Abstract
Predicting which cryptic-donors may be activated by a genetic variant is notoriously difficult. Through analysis of 5,145 cryptic-donors activated by 4,811 variants (versus 86,963 decoy-donors not used; any GT or GC), we define an empirical method predicting cryptic-donor activation with 87% sensitivity and 95% specificity. Strength (according to four algorithms) and proximity to the authentic-donor appear important determinants of cryptic-donor activation. However, other factors such as auxiliary splicing elements, which are difficult to identify, play an important role and are likely responsible for current prediction inaccuracies. We find that the most frequent mis-splicing events at each exon-intron junction, mined from 40,233 RNA-sequencing samples, predict with remarkable accuracy which cryptic-donor will be activated in rare disease. Aggregate RNA-Sequencing splice-junction data provides an accurate, evidence-based method to predict variant-activated cryptic-donors in genetic disorders, assisting pathology consideration of possible consequences of a variant for the encoded protein and RNA diagnostic testing strategies.

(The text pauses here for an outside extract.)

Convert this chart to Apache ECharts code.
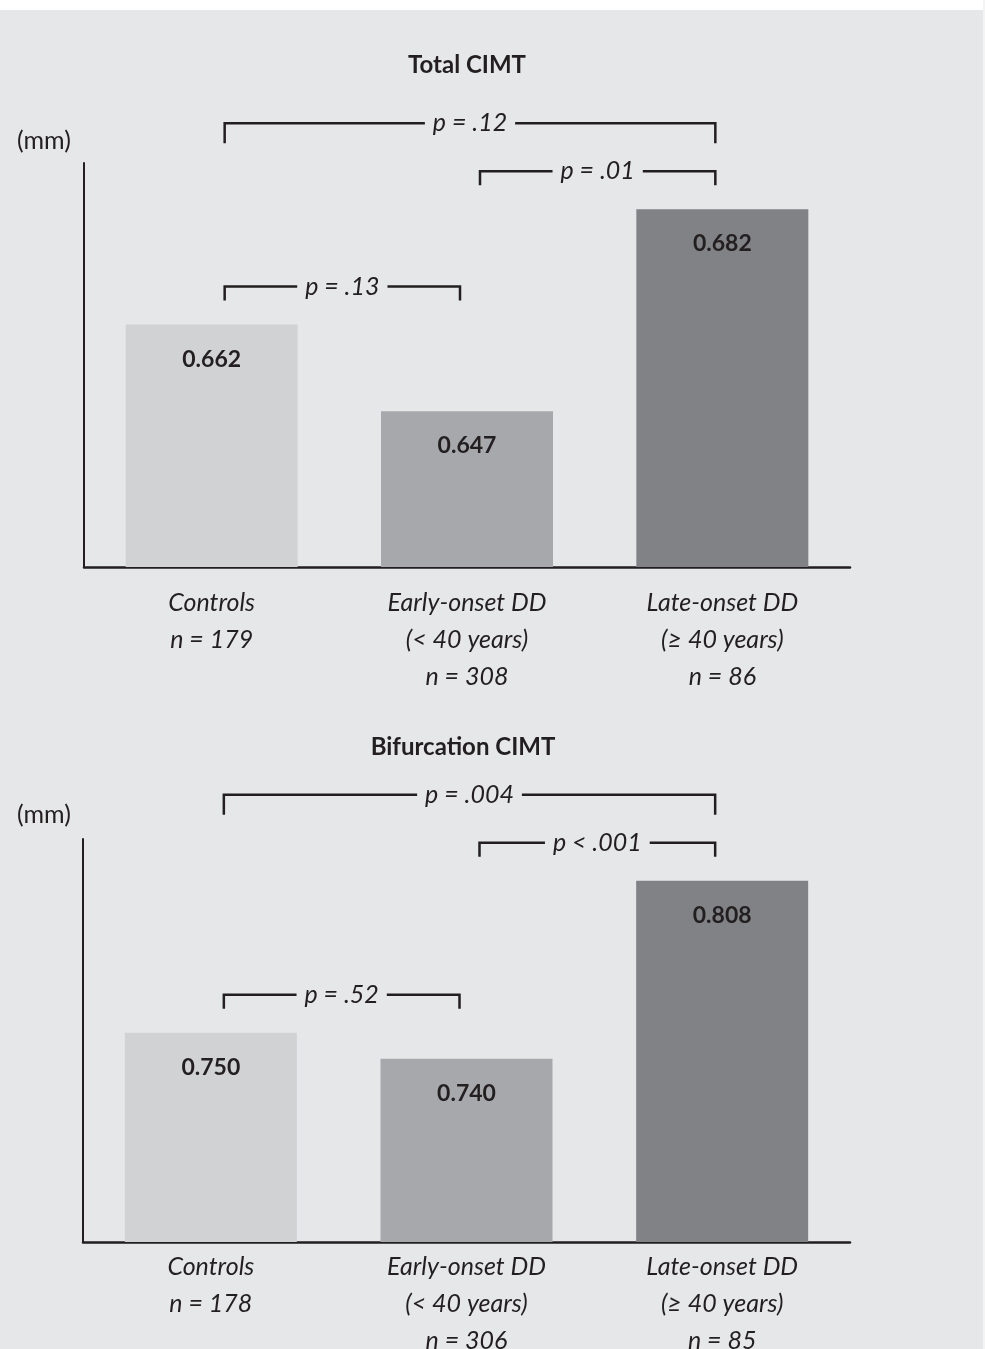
<!DOCTYPE html>
<html>
<head>
<meta charset="utf-8">
<script src="https://cdn.jsdelivr.net/npm/echarts@6/dist/echarts.min.js"></script>
<style>
  html, body { margin: 0; padding: 0; background: #ffffff; }
  #chart { width: 985px; height: 1349px; }
</style>
</head>
<body>
<div id="chart"></div>
<script>
// data
var totalLabels = ['Controls\nn = 179', 'Early-onset DD\n(< 40 years)\nn = 308', 'Late-onset DD\n(≥ 40 years)\nn = 86'];
var bifLabels = ['Controls\nn = 178', 'Early-onset DD\n(< 40 years)\nn = 306', 'Late-onset DD\n(≥ 40 years)\nn = 85'];
var totalCimt = [0.662, 0.647, 0.682];
var bifCimt = [0.750, 0.740, 0.808];
// comparisons: [from group, to group]
var pairs = [[0, 1], [1, 2], [0, 2]];
var totalP = ['p = .13', 'p = .01', 'p = .12'];
var bifP = ['p = .52', 'p < .001', 'p = .004'];

var BG = '#e6e7e9';
var INK = '#231f20';
var FONT = 'Lato, "Open Sans", sans-serif';
var barColors = ['#d1d2d4', '#a7a8ab', '#818285'];

var chart = echarts.init(document.getElementById('chart'));

function barSeries(values, idx) {
  return {
    type: 'bar',
    xAxisIndex: idx,
    yAxisIndex: idx,
    barWidth: 172,
    data: values.map(function (v, i) {
      return { value: v, itemStyle: { color: barColors[i] } };
    }),
    label: {
      show: true,
      position: 'insideTop',
      distance: 23,
      formatter: function (p) { return p.value.toFixed(3); },
      color: INK,
      fontFamily: FONT,
      fontWeight: 'bold',
      fontSize: 23
    },
    silent: true
  };
}

// brackets with p-values, placed above the tallest bar they span
function bracketSeries(values, texts, idx) {
  return {
    type: 'custom',
    xAxisIndex: idx,
    yAxisIndex: idx,
    silent: true,
    data: pairs.map(function (p) { return [p[0], p[1]]; }),
    renderItem: function (params, api) {
      var a = api.value(0), b = api.value(1);
      var top = Math.max.apply(null, values.slice(a, b + 1));
      var span = b - a;
      var yTop = api.coord([b, top])[1] - 38 - 48 * (span - 1);
      var x1 = api.coord([a, top])[0] + 13;
      var x2 = api.coord([b, top])[0] - 7;
      var tick = span > 1 ? 20 : 14;
      return {
        type: 'group',
        children: [{
          type: 'polyline',
          shape: { points: [[x1, yTop + tick], [x1, yTop], [x2, yTop], [x2, yTop + tick]] },
          style: { stroke: INK, lineWidth: 2.5, fill: null }
        }, {
          type: 'text',
          style: {
            text: texts[params.dataIndex],
            x: (x1 + x2) / 2,
            y: yTop,
            align: 'center',
            verticalAlign: 'middle',
            fill: INK,
            font: 'italic 25px ' + FONT,
            backgroundColor: BG,
            padding: [0, 8]
          }
        }]
      };
    }
  };
}

function xAxisFor(labels, idx, margin) {
  return {
    type: 'category',
    gridIndex: idx,
    data: labels,
    axisLine: { lineStyle: { color: INK, width: 2.5 } },
    axisTick: { show: false },
    axisLabel: {
      interval: 0,
      margin: margin,
      color: INK,
      fontFamily: FONT,
      fontStyle: 'italic',
      fontSize: 25,
      lineHeight: 37
    }
  };
}

function yAxisFor(idx, min, max) {
  return {
    type: 'value',
    gridIndex: idx,
    min: min,
    max: max,
    axisLine: { show: true, lineStyle: { color: INK, width: 2 } },
    axisTick: { show: false },
    axisLabel: { show: false },
    splitLine: { show: false }
  };
}

var option = {
  backgroundColor: BG,
  animation: false,
  grid: [
    { left: 84, top: 163, width: 766, height: 404, outerBoundsMode: 'none' },
    { left: 83, top: 839, width: 767, height: 403, outerBoundsMode: 'none' }
  ],
  xAxis: [xAxisFor(totalLabels, 0, 17), xAxisFor(bifLabels, 1, 6)],
  yAxis: [yAxisFor(0, 0.62, 0.69), yAxisFor(1, 0.67, 0.824)],
  graphic: [
    { type: 'rect', shape: { x: 0, y: 0, width: 985, height: 10 }, style: { fill: '#ffffff' } },
    { type: 'rect', shape: { x: 983, y: 0, width: 2, height: 1349 }, style: { fill: '#f4f4f5' } },
    { type: 'text', style: { text: 'Total CIMT', x: 467, y: 65, align: 'center', verticalAlign: 'middle', fill: INK, font: 'bold 24px ' + FONT } },
    { type: 'text', style: { text: 'Bifurcation CIMT', x: 463, y: 747, align: 'center', verticalAlign: 'middle', fill: INK, font: 'bold 24px ' + FONT } },
    { type: 'text', style: { text: '(mm)', x: 17, y: 141, verticalAlign: 'middle', fill: INK, font: '25px ' + FONT } },
    { type: 'text', style: { text: '(mm)', x: 17, y: 815, verticalAlign: 'middle', fill: INK, font: '25px ' + FONT } }
  ],
  series: [
    barSeries(totalCimt, 0),
    barSeries(bifCimt, 1),
    bracketSeries(totalCimt, totalP, 0),
    bracketSeries(bifCimt, bifP, 1)
  ]
};

chart.setOption(option);
</script>
</body>
</html>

Competing Interest Statement
S.T.C. and H.J. are named inventors of Intellectual Property (IP) described in part within this manuscript owned jointly by the University of Sydney and Sydney Children's Hospitals Network. S.T.C. is director of Frontier Genomics Pty Ltd (Australia) who have licenced this IP. S.T.C. receives no payment or other financial incentives for services provided to Frontier Genomics Pty Ltd (Australia). Frontier Genomics Pty Ltd (Australia) has no existing financial relationships that will benefit from publication of these data. The remaining co-authors declare no conflicts of interest.